# What seems to be the problem?



## JoshJ (May 10, 2012)

Hopefully the pic shows up, first time trying to post. 

I think I found the reason your electric water heater isn't giving you hot water.


----------



## easttexasplumb (Oct 13, 2010)

likely dry fired.


----------



## Adamche (Feb 10, 2012)

Elementary my dear Watson!


----------



## JoshJ (May 10, 2012)

Pretty sure I can narrow it down to three possible suspects. Oddly enough, they are paying for new elements.


----------



## OldSchool (Jan 30, 2010)

It wasn't like that till you pulled it out of the tank


----------



## JoshJ (May 10, 2012)

The broken element was being held together by the wire inside, and did not want to come out nicely. I did not want to think about a scenario where half the element was laying in the bottom of the tank. 

Thing that surprised me a bit, was that it was the only one showing any continuity at all, despite being in much worse looking shape.

Funny thing was, when I told the builder what had happened, he was very quick to suggest that someone must have turned it on accidentally, while trying to fire the electric heaters that had been in the basement.
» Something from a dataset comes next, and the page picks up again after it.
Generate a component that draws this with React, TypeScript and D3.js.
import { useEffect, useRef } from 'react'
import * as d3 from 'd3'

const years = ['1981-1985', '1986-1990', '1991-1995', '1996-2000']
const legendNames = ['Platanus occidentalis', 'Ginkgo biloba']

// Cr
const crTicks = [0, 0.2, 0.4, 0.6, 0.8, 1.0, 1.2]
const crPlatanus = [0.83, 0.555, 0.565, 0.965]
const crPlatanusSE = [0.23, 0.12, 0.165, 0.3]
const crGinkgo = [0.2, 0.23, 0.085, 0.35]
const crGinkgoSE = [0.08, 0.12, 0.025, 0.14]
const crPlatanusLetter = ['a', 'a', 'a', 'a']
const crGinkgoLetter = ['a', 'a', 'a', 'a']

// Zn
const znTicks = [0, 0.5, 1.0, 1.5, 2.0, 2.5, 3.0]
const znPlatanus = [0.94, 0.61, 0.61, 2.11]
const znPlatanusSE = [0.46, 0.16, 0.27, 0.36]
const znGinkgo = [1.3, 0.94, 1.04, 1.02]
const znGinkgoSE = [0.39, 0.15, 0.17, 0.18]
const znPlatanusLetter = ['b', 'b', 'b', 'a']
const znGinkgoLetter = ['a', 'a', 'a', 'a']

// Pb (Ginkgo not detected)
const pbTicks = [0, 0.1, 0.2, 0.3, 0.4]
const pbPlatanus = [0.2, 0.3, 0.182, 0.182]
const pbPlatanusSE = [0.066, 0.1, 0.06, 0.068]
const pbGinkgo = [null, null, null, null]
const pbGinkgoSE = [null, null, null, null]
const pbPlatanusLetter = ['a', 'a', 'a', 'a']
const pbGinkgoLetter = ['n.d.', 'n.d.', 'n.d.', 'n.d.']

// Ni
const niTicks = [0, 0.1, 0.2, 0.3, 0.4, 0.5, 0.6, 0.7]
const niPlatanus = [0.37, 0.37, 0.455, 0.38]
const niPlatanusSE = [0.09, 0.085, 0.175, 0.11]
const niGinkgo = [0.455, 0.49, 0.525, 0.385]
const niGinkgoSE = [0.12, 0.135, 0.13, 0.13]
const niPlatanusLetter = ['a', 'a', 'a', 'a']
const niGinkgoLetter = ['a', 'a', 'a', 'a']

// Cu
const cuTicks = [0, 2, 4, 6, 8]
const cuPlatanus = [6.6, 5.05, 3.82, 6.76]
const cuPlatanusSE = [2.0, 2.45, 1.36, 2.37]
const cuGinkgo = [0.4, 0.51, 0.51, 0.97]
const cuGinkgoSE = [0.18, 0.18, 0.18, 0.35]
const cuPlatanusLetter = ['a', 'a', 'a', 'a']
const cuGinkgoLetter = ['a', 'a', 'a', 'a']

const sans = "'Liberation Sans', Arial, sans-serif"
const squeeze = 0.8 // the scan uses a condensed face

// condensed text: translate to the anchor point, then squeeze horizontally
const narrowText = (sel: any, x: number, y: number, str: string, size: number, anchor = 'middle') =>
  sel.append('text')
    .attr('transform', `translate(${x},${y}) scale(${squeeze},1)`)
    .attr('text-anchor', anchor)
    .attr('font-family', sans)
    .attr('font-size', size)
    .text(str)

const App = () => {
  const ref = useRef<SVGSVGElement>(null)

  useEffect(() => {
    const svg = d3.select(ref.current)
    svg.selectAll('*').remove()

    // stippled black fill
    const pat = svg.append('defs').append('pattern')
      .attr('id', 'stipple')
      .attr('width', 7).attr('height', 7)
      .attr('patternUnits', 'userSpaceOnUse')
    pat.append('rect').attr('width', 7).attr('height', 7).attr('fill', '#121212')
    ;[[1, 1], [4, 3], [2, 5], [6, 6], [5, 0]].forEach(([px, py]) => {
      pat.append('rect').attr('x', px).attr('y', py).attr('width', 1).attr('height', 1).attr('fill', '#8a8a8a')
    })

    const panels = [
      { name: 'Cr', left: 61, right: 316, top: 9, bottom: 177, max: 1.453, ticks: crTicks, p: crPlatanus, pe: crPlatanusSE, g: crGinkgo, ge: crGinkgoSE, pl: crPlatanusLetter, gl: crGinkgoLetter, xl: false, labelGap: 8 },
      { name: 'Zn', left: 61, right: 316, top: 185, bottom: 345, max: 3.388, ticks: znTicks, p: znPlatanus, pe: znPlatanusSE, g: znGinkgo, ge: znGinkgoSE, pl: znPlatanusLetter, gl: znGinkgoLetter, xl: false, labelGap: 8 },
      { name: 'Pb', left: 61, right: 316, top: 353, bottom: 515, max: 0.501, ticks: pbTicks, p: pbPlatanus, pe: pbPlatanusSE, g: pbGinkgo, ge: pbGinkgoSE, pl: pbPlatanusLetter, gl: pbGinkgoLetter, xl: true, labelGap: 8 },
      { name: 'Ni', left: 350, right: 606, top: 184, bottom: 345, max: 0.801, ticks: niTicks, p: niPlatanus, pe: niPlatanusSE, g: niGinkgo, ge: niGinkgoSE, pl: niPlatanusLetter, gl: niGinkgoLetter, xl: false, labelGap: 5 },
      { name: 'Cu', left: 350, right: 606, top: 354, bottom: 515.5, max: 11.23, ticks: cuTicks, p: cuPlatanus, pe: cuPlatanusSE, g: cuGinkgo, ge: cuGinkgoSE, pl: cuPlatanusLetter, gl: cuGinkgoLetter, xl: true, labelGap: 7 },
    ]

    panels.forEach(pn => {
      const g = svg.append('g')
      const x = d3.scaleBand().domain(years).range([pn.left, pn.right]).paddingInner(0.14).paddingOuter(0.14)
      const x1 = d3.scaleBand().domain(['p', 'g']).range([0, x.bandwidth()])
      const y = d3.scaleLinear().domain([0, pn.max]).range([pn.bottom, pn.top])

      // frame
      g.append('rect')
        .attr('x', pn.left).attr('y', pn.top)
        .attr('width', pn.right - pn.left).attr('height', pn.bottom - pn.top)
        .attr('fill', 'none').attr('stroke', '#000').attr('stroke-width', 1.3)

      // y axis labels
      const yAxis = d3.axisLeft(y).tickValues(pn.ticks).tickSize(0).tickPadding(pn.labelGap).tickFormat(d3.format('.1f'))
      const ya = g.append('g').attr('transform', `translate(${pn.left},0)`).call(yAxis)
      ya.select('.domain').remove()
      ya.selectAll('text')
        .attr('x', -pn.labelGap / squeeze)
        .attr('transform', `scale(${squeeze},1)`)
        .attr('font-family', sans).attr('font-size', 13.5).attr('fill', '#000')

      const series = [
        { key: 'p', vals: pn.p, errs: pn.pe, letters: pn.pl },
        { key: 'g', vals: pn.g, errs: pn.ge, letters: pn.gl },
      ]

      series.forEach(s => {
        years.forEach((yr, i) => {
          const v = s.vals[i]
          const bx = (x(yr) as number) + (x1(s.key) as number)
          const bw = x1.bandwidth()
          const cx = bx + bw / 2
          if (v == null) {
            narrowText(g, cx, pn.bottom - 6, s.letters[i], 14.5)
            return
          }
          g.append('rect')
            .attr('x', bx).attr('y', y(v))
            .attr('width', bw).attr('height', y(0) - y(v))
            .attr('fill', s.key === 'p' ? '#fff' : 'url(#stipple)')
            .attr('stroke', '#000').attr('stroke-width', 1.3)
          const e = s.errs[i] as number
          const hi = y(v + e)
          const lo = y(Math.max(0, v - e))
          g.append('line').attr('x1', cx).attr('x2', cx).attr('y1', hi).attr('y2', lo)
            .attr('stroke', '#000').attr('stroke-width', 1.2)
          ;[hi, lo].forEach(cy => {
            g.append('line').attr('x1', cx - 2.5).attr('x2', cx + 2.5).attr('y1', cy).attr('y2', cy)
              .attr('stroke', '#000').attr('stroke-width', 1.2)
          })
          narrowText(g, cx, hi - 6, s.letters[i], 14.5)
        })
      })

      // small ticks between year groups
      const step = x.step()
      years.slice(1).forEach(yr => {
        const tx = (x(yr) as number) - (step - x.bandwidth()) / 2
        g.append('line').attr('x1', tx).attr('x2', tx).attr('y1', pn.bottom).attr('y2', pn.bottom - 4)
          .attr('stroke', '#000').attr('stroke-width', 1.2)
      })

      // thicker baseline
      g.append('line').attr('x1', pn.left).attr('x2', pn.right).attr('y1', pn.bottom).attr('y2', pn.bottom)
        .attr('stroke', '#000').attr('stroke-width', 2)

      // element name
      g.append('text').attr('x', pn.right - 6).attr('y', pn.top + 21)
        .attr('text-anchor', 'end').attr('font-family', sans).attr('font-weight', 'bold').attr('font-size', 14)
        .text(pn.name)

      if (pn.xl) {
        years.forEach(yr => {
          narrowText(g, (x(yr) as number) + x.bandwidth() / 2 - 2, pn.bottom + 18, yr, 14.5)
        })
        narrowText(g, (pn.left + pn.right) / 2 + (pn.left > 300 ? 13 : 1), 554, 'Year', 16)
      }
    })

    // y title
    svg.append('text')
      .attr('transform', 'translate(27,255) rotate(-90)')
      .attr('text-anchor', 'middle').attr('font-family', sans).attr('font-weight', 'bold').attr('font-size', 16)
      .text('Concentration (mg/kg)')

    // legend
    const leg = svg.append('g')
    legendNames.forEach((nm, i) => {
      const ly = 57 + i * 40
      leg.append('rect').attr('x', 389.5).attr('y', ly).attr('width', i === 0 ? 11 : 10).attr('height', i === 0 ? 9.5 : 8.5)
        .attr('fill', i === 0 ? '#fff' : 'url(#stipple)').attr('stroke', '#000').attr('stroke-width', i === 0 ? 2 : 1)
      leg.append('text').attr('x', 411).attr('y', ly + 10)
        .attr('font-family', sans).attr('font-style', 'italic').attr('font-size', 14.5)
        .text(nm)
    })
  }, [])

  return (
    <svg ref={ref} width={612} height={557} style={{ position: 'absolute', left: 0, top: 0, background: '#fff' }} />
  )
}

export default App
I suspect he probably even knows who. :whistling2:


----------



## High-plumbing (Jan 8, 2012)

Always check continuity to the tank. If the element falls and is touching the tank it will still have continuity


----------



## bizzybeeplumbin (Jul 19, 2011)

I change my elements out with the heater full, I plan on them sliding them in and out nicely, man that would have been a ****ty surprise!


----------



## 422 plumber (Jul 31, 2008)

bizzybeeplumbin said:


> I change my elements out with the heater full, I plan on them sliding them in and out nicely, man that would have been a ****ty surprise!


Been there, done that. LOL


----------



## Epox (Sep 19, 2010)

I change them out full, just have a wet vac there and running.


----------